Discorra sobre a seguinte assertiva: Com as últimas reformas legislativas, alguns artigos do CPP, com traços do sistema penal inquisitório, foram revogados ou alterados, mas persistem dispositivos em descompasso com o sistema constitucional acusatório.
A principal alteração recente no CPP quanto ao sistema das provas se deu pela lei 11.690/08, que reformulou vários dispositivos.
Para o STF, nosso sistema penal é considerado acusatório, mas há parte da doutrina e jurisprudência que apontam alguns traços do sistema inquisitório, razão pela qual sustentam ser o sistema "misto".
Talvez o exemplo mais emblemático seja o art. 156, que confere ao juiz poderes instrutórios, podendo determinar a produção, de ofício, antecipadamente no caso de provas urgentes e relevante, ou no curso da instrução, antes de sentenciar, para dirimir dúvida sobre ponto relevante. A crítica é que o ônus da prova no processo penal incumbe à acusação, devendo o juiz absolver no caso de dúvida, como decorrência do princípio in dubio pro reo como regra de julgamento, sendo as funções de julgar e acusar separadas (art. 5°, LIII, da CF). Já aqueles que advogam a constitucionalidade da previsão do art. 156, a exemplo de Nucci, defendem que o juiz deve buscar a verdade dos fatos, agindo com proporcionalidade, sem que isso viole o sistema acusatório (até porque para ele o sistema é misto).

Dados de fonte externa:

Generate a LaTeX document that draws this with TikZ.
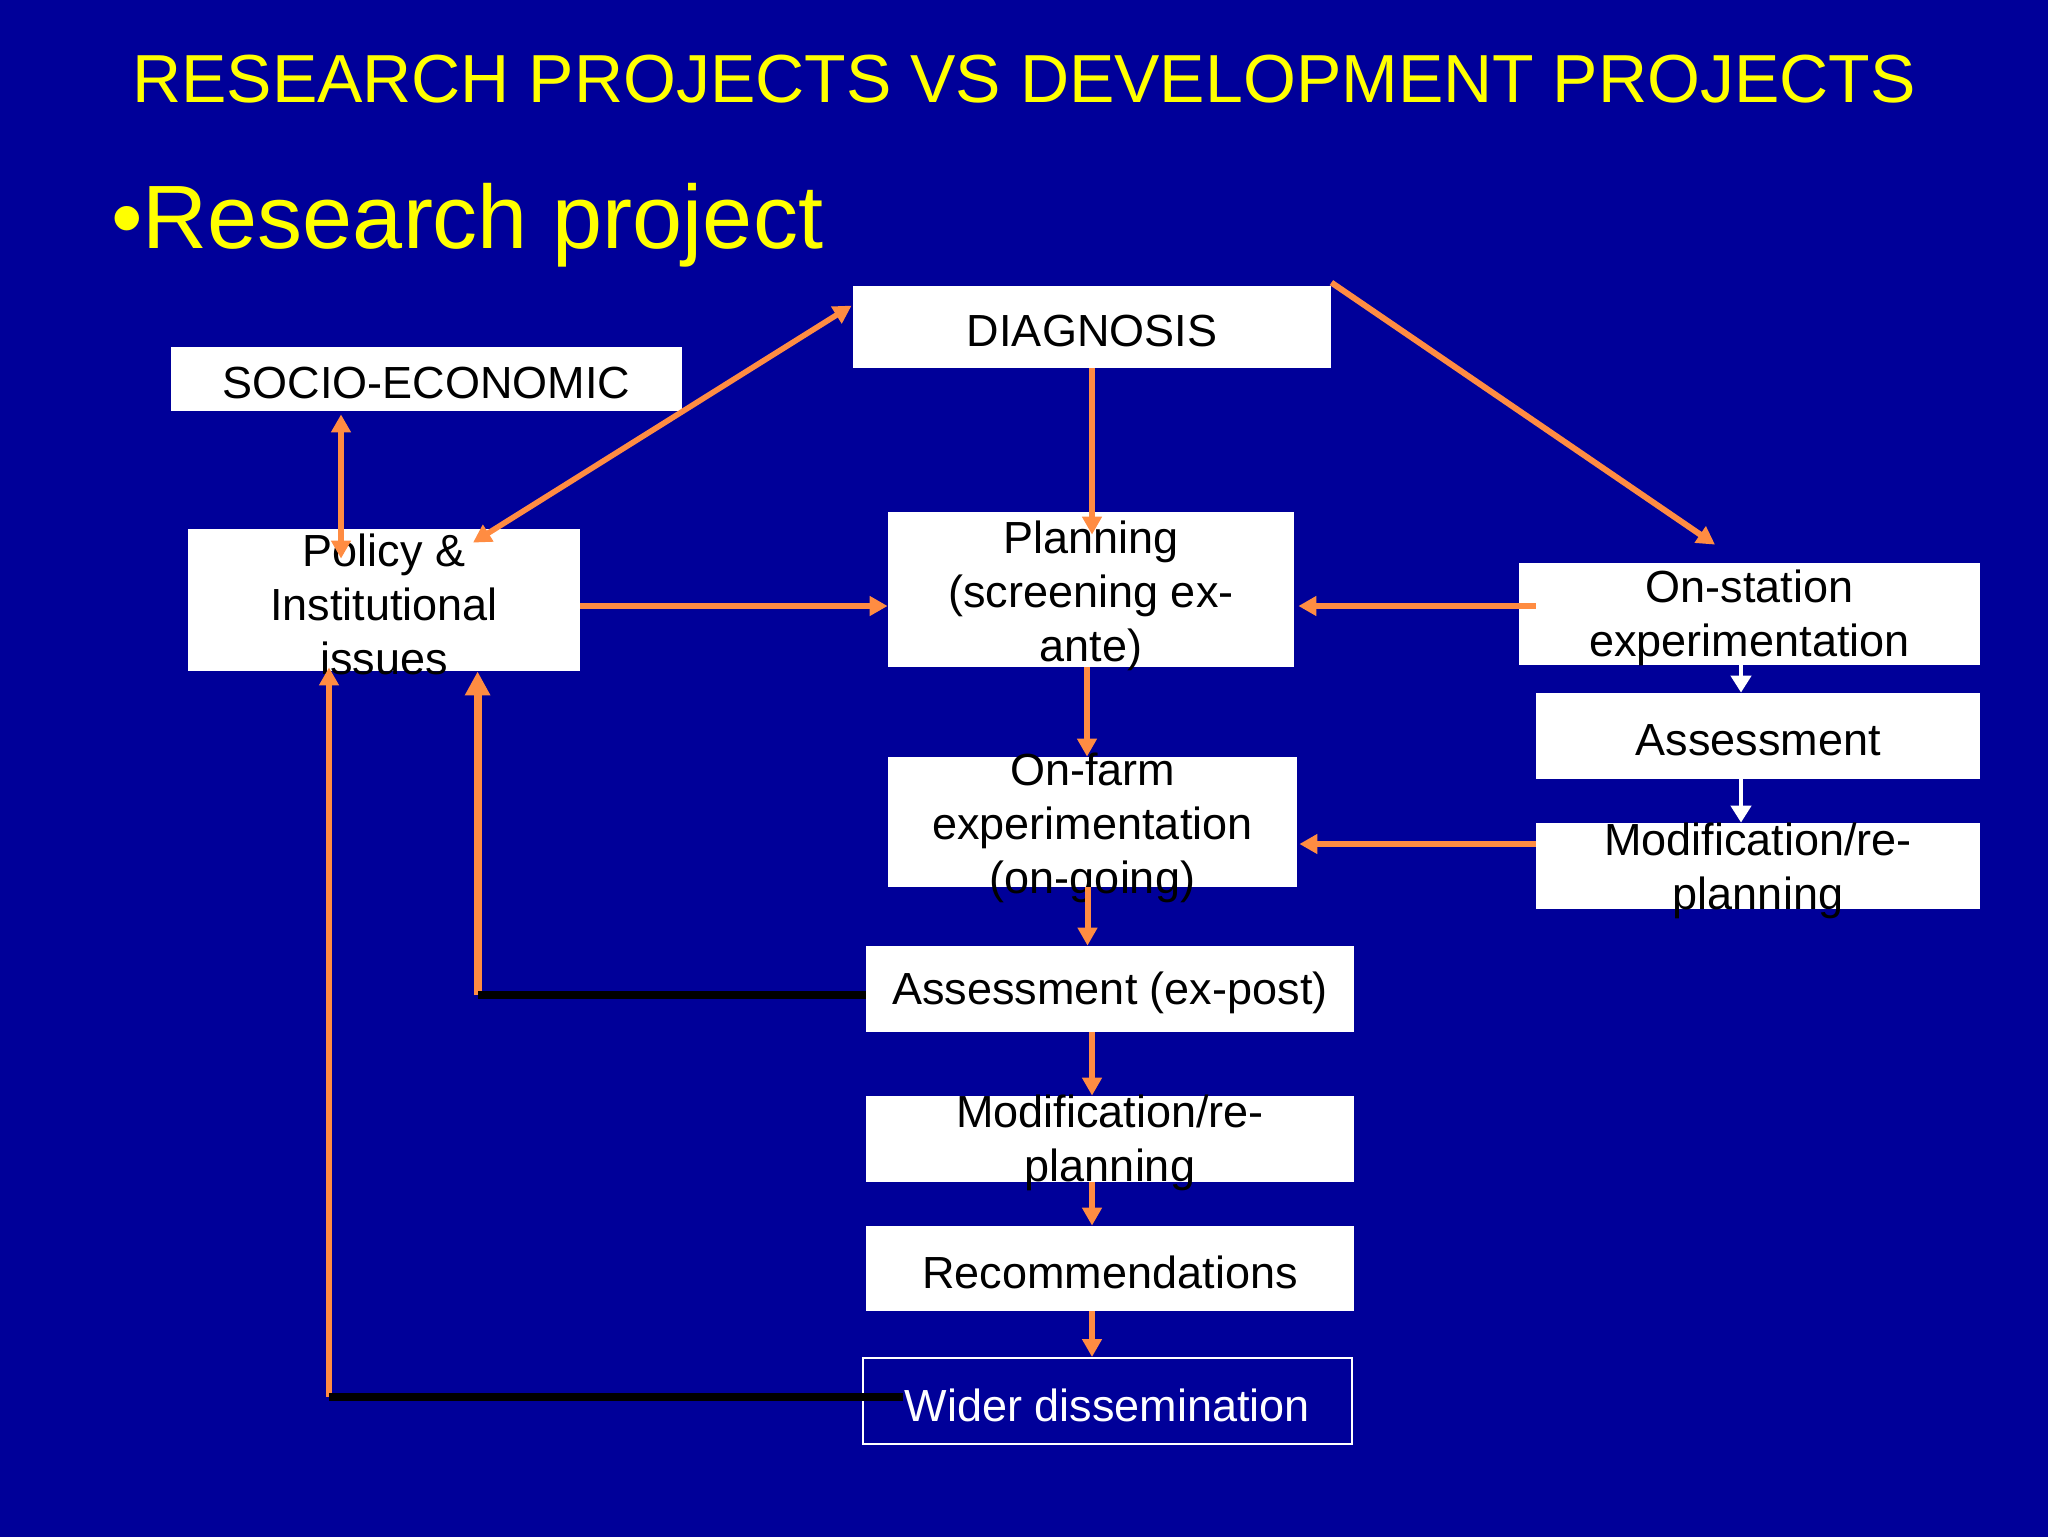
\documentclass[tikz,border=0pt]{standalone}
\usepackage{fontspec}
\setmainfont{Liberation Sans}
\usetikzlibrary{arrows.meta,calc}
\definecolor{bg}{RGB}{0,0,153}
\definecolor{orng}{RGB}{255,140,66}
\definecolor{ttl}{RGB}{255,255,0}
\begin{document}
\begin{tikzpicture}[x=0.5pt,y=-0.5pt,
  box/.style={fill=white, draw=none, inner sep=0pt},
  obox/.style={fill=none, draw=white, line width=1pt, inner sep=0pt},
  txt/.style={align=center, inner sep=0pt, text=black, yshift=-2pt, font=\fontsize{22.5}{27}\selectfont},
  oarr/.style={draw=orng, line width=3pt, -{Triangle[length=9pt,width=9.5pt]}},
  oboth/.style={draw=orng, line width=2.8pt, {Triangle[length=9pt,width=9.5pt]}-{Triangle[length=9pt,width=9.5pt]}},
  othick/.style={draw=orng, line width=4pt, -{Triangle[length=12pt,width=12pt]}},
  blk/.style={draw=black, line width=4pt},
  warr/.style={draw=white, line width=2.4pt, -{Triangle[length=8.5pt,width=10pt]}}
]
\useasboundingbox (0,0) rectangle (2048,1536);
\fill[bg] (-4,-4) rectangle (2052,1540);

% titles
\node[anchor=base, inner sep=0pt, text=ttl, font=\fontsize{34}{40}\selectfont] (title) at (1024,103) {RESEARCH PROJECTS VS DEVELOPMENT PROJECTS};
\node[anchor=base west, inner sep=0pt, text=ttl, font=\fontsize{45}{54}\selectfont] (sub) at (111,248) {•Research project};

% boxes
\node[box, minimum width=239pt, minimum height=41pt] (diag) at (1092,327) {};
\node[box, minimum width=255.5pt, minimum height=32pt] (socio) at (426.5,379) {};
\node[box, minimum width=196pt, minimum height=71pt] (policy) at (384,600) {};
\node[box, minimum width=203pt, minimum height=77.5pt] (plan) at (1091,589.5) {};
\node[box, minimum width=230.5pt, minimum height=51pt] (onst) at (1749.5,614) {};
\node[box, minimum width=222pt, minimum height=43pt] (assR) at (1758,736) {};
\node[box, minimum width=222pt, minimum height=43pt] (modR) at (1758,866) {};
\node[box, minimum width=204.5pt, minimum height=65pt] (onfarm) at (1092.5,822) {};
\node[box, minimum width=244pt, minimum height=43pt] (assC) at (1110,989) {};
\node[box, minimum width=244pt, minimum height=43pt] (modC) at (1110,1139) {};
\node[box, minimum width=244pt, minimum height=42.5pt] (rec) at (1110,1268.5) {};
\node[obox, minimum width=244.5pt, minimum height=43pt] (wider) at (1107.5,1401) {};

% texts
\node[txt] (diag-t) at (diag) {DIAGNOSIS};
\node[txt] (socio-t) at (socio) {SOCIO-ECONOMIC};
\node[txt] (policy-t) at (policy) {Policy \&\\Institutional\\issues};
\node[txt] (plan-t) at ($(plan)+(0,2)$) {Planning\\(screening ex-\\ante)};
\node[txt] (onst-t) at (onst) {On-station\\experimentation};
\node[txt] (assR-t) at (assR) {Assessment};
\node[txt] (modR-t) at ($(modR)+(0,1)$) {Modification/re-\\planning};
\node[txt] (onfarm-t) at ($(onfarm)+(0,2)$) {On-farm\\experimentation\\(on-going)};
\node[txt] (assC-t) at (assC) {Assessment (ex-post)};
\node[txt] (modC-t) at (modC) {Modification/re-\\planning};
\node[txt] (rec-t) at (rec) {Recommendations};
\node[txt, text=white] (wider-t) at (wider) {Wider dissemination};

% feedback lines (orange under black)
\coordinate (c1) at ($(wider.west)+(-533,-4)$);
\coordinate (c2) at ($(assC.west)+(-388,6)$);
\draw[oarr] (c1) -- ($(c1 |- policy.south)+(0,-4)$);
\draw[othick] (c2) -- (c2 |- policy.south);
\draw[blk] ($(wider.west)+(41,-4)$) -- (c1);
\draw[blk] (assC.west) ++(0,6) -- (c2);

% central flow
\draw[oarr] (diag.south) -- ($(plan.north)+(1,23)$);
\draw[oarr] ($(plan.south)+(-4,0)$) -- ($(plan.south |- onfarm.north)+(-4,0)$);
\draw[oarr] ($(onfarm.south)+(-5,0)$) -- ($(onfarm.south |- assC.north)+(-5,0)$);
\draw[oarr] ($(assC.south)+(-18,0)$) -- ($(modC.north)+(-18,0)$);
\draw[oarr] ($(modC.south)+(-18,0)$) -- ($(rec.north)+(-18,0)$);
\draw[oarr] ($(rec.south)+(-18,0)$) -- ($(wider.north)+(-15.5,0)$);

% horizontals
\draw[oarr] ($(policy.east)+(0,6)$) -- ($(policy.east -| plan.west)+(0,6)$);
\draw[oarr] ($(onst.west)+(17,-8)$) -- ($(onst.west -| plan.east)+(4,-8)$);
\draw[oarr] ($(modR.west)+(0,-22)$) -- ($(modR.west -| onfarm.east)+(2,-22)$);

% diagonals
\draw[oarr] ($(diag.north east)+(0,-3)$) -- ($(onst.north)+(-34.5,-18)$);
\draw[oboth] ($(policy.north)+(89,14)$) -- ($(diag.north west)+(-1,20)$);
\draw[oboth] ($(socio.south)+(-85.5,3)$) -- ($(socio.south |- policy.north)+(-85.5,30)$);

% right column
\draw[warr] ($(onst.south)+(-8.5,-6)$) -- ($(onst.south |- assR.north)+(-8.5,0)$);
\draw[warr] ($(assR.south)+(-17,0)$) -- ($(modR.north)+(-17,0)$);
\end{tikzpicture}
\end{document}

Outro artigo que suscita discussão é o art. 212, que determina o sistema da inquirição direta das testemunhas, primeiro pelas partes e depois, se restarem pontos não esclarecidos, pelo juiz. A razão é a mesma e nesse caso há ainda um agravante, pois na prática é comum que os juízes façam a inquirição, para somente depois oportunizar às partes que o façam. Os tribunais superiores tradicionalmente não conhecem nulidade nisso, mas decisão recente do STJ entendeu em contrário. A crítica é que, além de violar o sistema acusatório, o juiz pode formular as questões de modo a conduzir o depoimento de forma tal que inviabilize a defesa, pois a regra geral é que a parte que arrolou deve inquirir em primeiro lugar, o que propicia a chance de conduzir o depoimento de acordo com sua tese (de acusação ou de defesa).
Vale mencionar, também, a nova redação do art. 400, que deslocou o interrogatório para a posição de último ato da instrução (e não mais o primeiro), o que prestigia o contraditório e ampla defesa (art. 5°, LV, CF). Não obstante, muitos procedimentos especiais, a exemplo da lei 11.343/06, prevêm como primeiro ato, o que foi referendado pelos Tribunais Superiores durante muitos anos, só vindo a ser alterado pelo Plenário do STF em 2017, após pacificar que em todos os procedimentos penais a ordem do art. 400 do CPP deve ser respeitada, inclusive no processo penal militar.
Assim, como visto, há ainda pontos de relevante discussão no CPP, considerados por muitos como resquícios do sistema inquisitório, incompatível com a Constituição Federal, mas que vêm pouco a pouco sendo adaptados à nova ordem a partir do incessante trabalho do legislador, da doutrina e da jurisprudência.